⟨

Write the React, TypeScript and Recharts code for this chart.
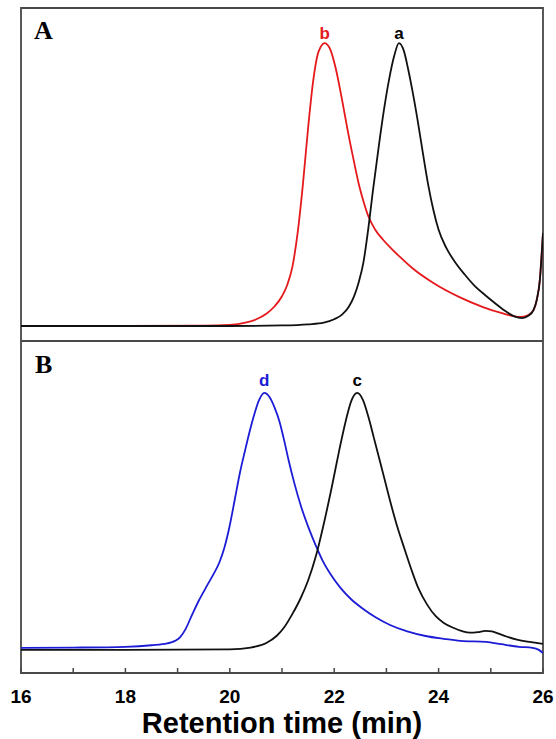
import { LineChart, Line, XAxis, YAxis, ReferenceArea, ReferenceDot } from "recharts"

// panel A: retention time (min) and detector signal, baseline 0, peak 100
const timeA = [16, 18, 20, 21, 21.5, 21.8, 22.0, 22.15, 22.28, 22.38, 22.47, 22.56, 22.65, 22.75, 22.85, 22.95, 23.05, 23.15, 23.24, 23.33, 23.42, 23.5, 23.6, 23.7, 23.8, 23.9, 24.0, 24.15, 24.3, 24.5, 24.7, 24.9, 25.1, 25.3, 25.45, 25.6, 25.72, 25.82, 25.88, 25.94, 25.98, 26]
const signalA = [0, 0, 0, 0.2, 0.6, 1.2, 2.4, 4, 6.8, 10.5, 15.5, 22.5, 34, 49, 63, 76, 87, 95.5, 100, 97.5, 90.5, 83, 72.5, 61, 50, 41, 34, 27.5, 23, 18.2, 14, 10.8, 7.8, 5, 3.4, 2.8, 3.6, 5.7, 9.2, 16.3, 26.9, 32.9]

const timeB = [16, 18, 19.5, 20.0, 20.3, 20.5, 20.7, 20.85, 21.0, 21.1, 21.2, 21.3, 21.4, 21.5, 21.6, 21.7, 21.82, 21.93, 22.03, 22.15, 22.27, 22.38, 22.48, 22.57, 22.65, 22.78, 22.94, 23.1, 23.26, 23.5, 23.9, 24.4, 24.85, 25.2, 25.56, 25.72, 25.82, 25.88, 25.94, 25.98, 26]
const signalB = [0, 0, 0.1, 0.4, 1.2, 2.3, 4.3, 6.8, 10.5, 14.5, 21, 33, 50, 70, 87, 97, 100, 97.5, 91, 80, 68, 58, 49.5, 43.5, 39, 34.2, 30.4, 27.3, 24.4, 20.4, 15.2, 10.2, 6.7, 4.6, 3.2, 3.9, 5.7, 9.2, 16.3, 26.9, 32.9]

// panel B
const timeC = [16, 18, 20, 20.4, 20.7, 20.9, 21.05, 21.2, 21.35, 21.5, 21.65, 21.8, 21.95, 22.1, 22.22, 22.33, 22.44, 22.55, 22.66, 22.76, 22.86, 22.97, 23.07, 23.2, 23.34, 23.48, 23.61, 23.78, 23.95, 24.1, 24.28, 24.45, 24.6, 24.75, 24.9, 25.02, 25.15, 25.3, 25.5, 25.7, 25.87, 26]
const signalC = [0, 0, 0.2, 0.9, 2.7, 5.5, 9, 14, 19.8, 27, 36.5, 49, 63, 78, 89, 97, 100, 97.3, 90.3, 82.5, 74.7, 66, 58, 48.5, 39.7, 31.2, 24.1, 17.6, 13, 10.5, 8.6, 7.3, 6.7, 6.9, 7.4, 7.2, 6.3, 5.2, 4, 3.2, 2.7, 2.3]

const timeD = [16, 17, 18, 18.5, 18.8, 18.95, 19.05, 19.15, 19.27, 19.41, 19.55, 19.68, 19.8, 19.9, 20.0, 20.1, 20.2, 20.29, 20.38, 20.46, 20.56, 20.66, 20.76, 20.86, 20.95, 21.03, 21.13, 21.24, 21.37, 21.51, 21.65, 21.78, 21.95, 22.12, 22.32, 22.53, 22.8, 23.07, 23.4, 23.75, 24.1, 24.42, 24.91, 25.2, 25.54, 25.8, 25.92, 26]
const signalD = [0.8, 0.9, 1.2, 1.8, 2.5, 3.5, 5, 8, 13.3, 19.3, 24.5, 29.2, 34, 40, 48.5, 59, 69.5, 77.4, 85, 91, 97.2, 100, 98.4, 94.2, 89, 82.5, 73.5, 64.6, 55.5, 47.5, 40.5, 34.6, 28.8, 24.1, 19.8, 16.3, 12.6, 9.7, 7.2, 5.4, 4.3, 3.5, 3.1, 2.2, 1.2, 0.8, 0, -1.2]

const xTicks = [16, 17, 18, 19, 20, 21, 22, 23, 24, 25, 26]

const toRows = (t: number[], v: number[]) => t.map((x, i) => ({ t: x, v: v[i] }))

const domainA: [number, number] = [-5.3, 112.4]
const domainB: [number, number] = [-9, 120.2]

const frame = "#484848"
const sans = "'Liberation Sans', Arial, sans-serif"
const serif = "'Liberation Serif', 'Times New Roman', serif"

export default function App() {
  return (
    <div style={{ position: "absolute", left: 0, top: 0, width: 556, height: 739, background: "#fff" }}>
      <div style={{ position: "absolute", left: 0, top: 0 }}>
        <LineChart width={556} height={341} margin={{ top: 8, right: 13, bottom: 0, left: 21 }}>
          <XAxis type="number" dataKey="t" domain={[16, 26]} hide allowDataOverflow />
          <YAxis type="number" dataKey="v" domain={domainA} hide allowDataOverflow />
          <Line data={toRows(timeB, signalB)} dataKey="v" type="monotone" stroke="#e5191c" strokeWidth={1.8} dot={false} isAnimationActive={false} />
          <Line data={toRows(timeA, signalA)} dataKey="v" type="monotone" stroke="#111" strokeWidth={1.8} dot={false} isAnimationActive={false} />
          <ReferenceArea
            x1={16}
            x2={26}
            y1={domainA[0]}
            y2={domainA[1]}
            fill="none"
            stroke={frame}
            strokeWidth={1.8}
            label={{ value: "A", position: "insideTopLeft", offset: 13, fontFamily: serif, fontWeight: 700, fontSize: 26, fill: "#000" }}
          />
          <ReferenceDot x={21.82} y={100} r={0} label={{ value: "b", position: "top", offset: 4, fontFamily: sans, fontWeight: 700, fontSize: 17, fill: "#e5191c" }} />
          <ReferenceDot x={23.24} y={100} r={0} label={{ value: "a", position: "top", offset: 4, fontFamily: sans, fontWeight: 700, fontSize: 17, fill: "#000" }} />
        </LineChart>
      </div>
      <div style={{ position: "absolute", left: 0, top: 341 }}>
        <LineChart width={556} height={398} margin={{ top: 0, right: 13, bottom: 0, left: 21 }}>
          <XAxis
            type="number"
            dataKey="t"
            domain={[16, 26]}
            ticks={xTicks}
            interval={0}
            allowDataOverflow
            height={66}
            axisLine={false}
            tickSize={-5}
            tickMargin={22}
            tickLine={{ stroke: frame, strokeWidth: 1.5 }}
            tickFormatter={(v: number) => (v % 2 === 0 ? `${v}` : "")}
            tick={{ fontFamily: sans, fontWeight: 700, fontSize: 19, fill: "#000" }}
            label={{ value: "Retention time (min)", position: "insideBottom", offset: 6, fontFamily: sans, fontWeight: 700, fontSize: 29, fill: "#000" }}
          />
          <XAxis
            xAxisId="top"
            orientation="top"
            type="number"
            dataKey="t"
            domain={[16, 26]}
            ticks={xTicks}
            interval={0}
            height={0}
            axisLine={false}
            tickSize={-5}
            tickLine={{ stroke: frame, strokeWidth: 1.5 }}
            tickFormatter={() => ""}
          />
          <YAxis type="number" dataKey="v" domain={domainB} hide allowDataOverflow />
          <Line data={toRows(timeD, signalD)} dataKey="v" type="monotone" stroke="#1c1cd6" strokeWidth={1.8} dot={false} isAnimationActive={false} />
          <Line data={toRows(timeC, signalC)} dataKey="v" type="monotone" stroke="#111" strokeWidth={1.8} dot={false} isAnimationActive={false} />
          <ReferenceArea
            x1={16}
            x2={26}
            y1={domainB[0]}
            y2={domainB[1]}
            fill="none"
            stroke={frame}
            strokeWidth={1.8}
            label={{ value: "B", position: "insideTopLeft", offset: 14, fontFamily: serif, fontWeight: 700, fontSize: 26, fill: "#000" }}
          />
          <ReferenceDot x={20.66} y={100} r={0} label={{ value: "d", position: "top", offset: 7, fontFamily: sans, fontWeight: 700, fontSize: 17, fill: "#1c1cd6" }} />
          <ReferenceDot x={22.44} y={100} r={0} label={{ value: "c", position: "top", offset: 7, fontFamily: sans, fontWeight: 700, fontSize: 17, fill: "#000" }} />
        </LineChart>
      </div>
    </div>
  )
}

⟩

▶ [Prompt]: With the pictures left out, restate word for word every line of the data above, from the first down to the line that contains "YAxis, ReferenceArea, ReferenceDot".

▶ [Correct output]:
Write the React, TypeScript and Recharts code for this chart.
import { LineChart, Line, XAxis, YAxis, ReferenceArea, ReferenceDot } from "recharts"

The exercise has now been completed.